Visitors enter a Sotheby's auction room in Hong Kong on October 6, 2008 of modern and contemporary art. MIKE CLARKE/AFP/Getty Images

Visitors enter a Sotheby's auction room in Hong Kong for a sale of modern and contemporary art on October 6, 2008.

For the first time ever, the total auction revenue from “contemporary art in Asia” is greater than the total of the United States artprice reports. The statistics are collected from a 12-month period spanning from July 2008 to June 2009. Asia generated €130 million versus the United States’ €123 million. China is the highest gainer out of this trend, having generated €95 million from contemporary art during the same period.  According to the report, this means China is continuing to “hold on to its third place global geographical art auction revenue ranking.”

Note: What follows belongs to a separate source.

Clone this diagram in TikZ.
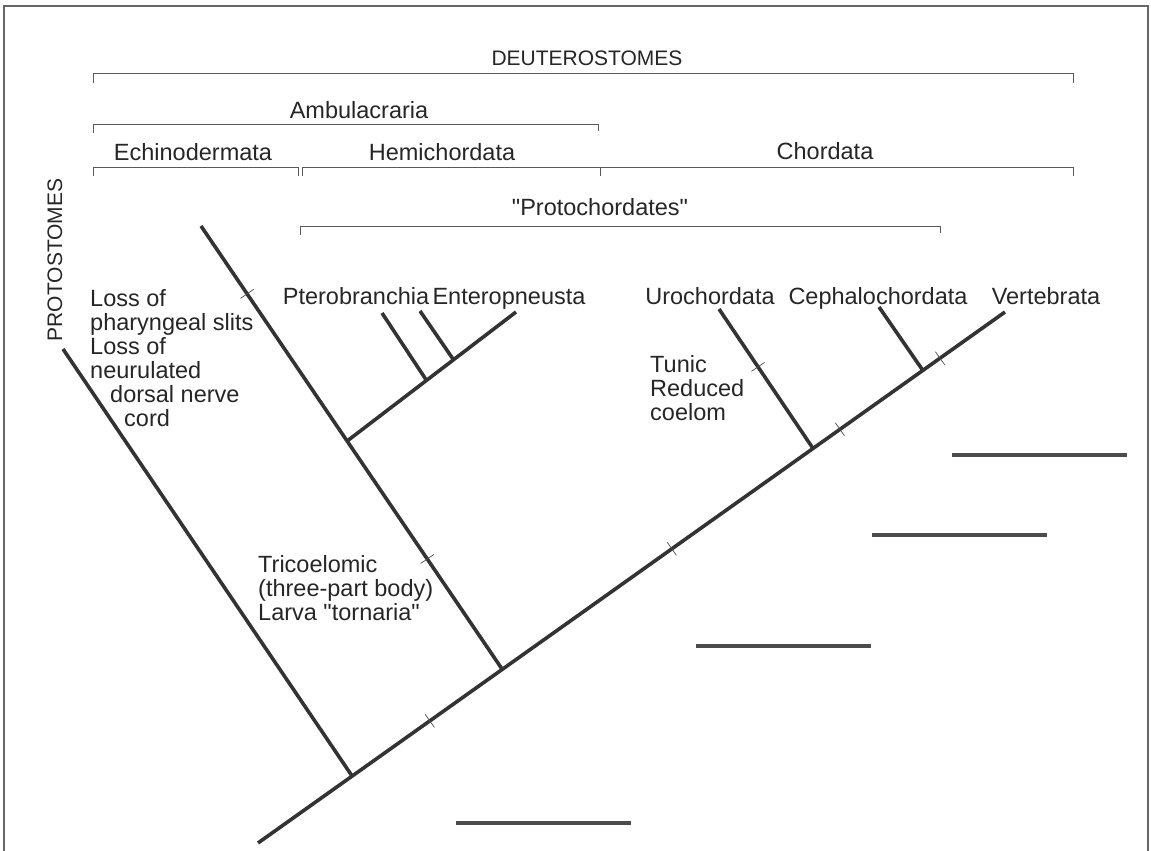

The establishment of foreign auction houses such as Christie’s, Sotheby’s and Bonhams in Hong Kong, in combination with the financial strength of Hong Kong and Shanghai are to be accredited for China’s position. For those who are looking to begin collecting Asian art, this does not mean that the price of contemporary Chinese art is back up to its sky-high prices of a couple of years ago. Artprice’s report tell us that in the first half of 2008 the average price of contemporary works sold in China was $65,500, however, in the first half of 2009, this average dropped to $26,800.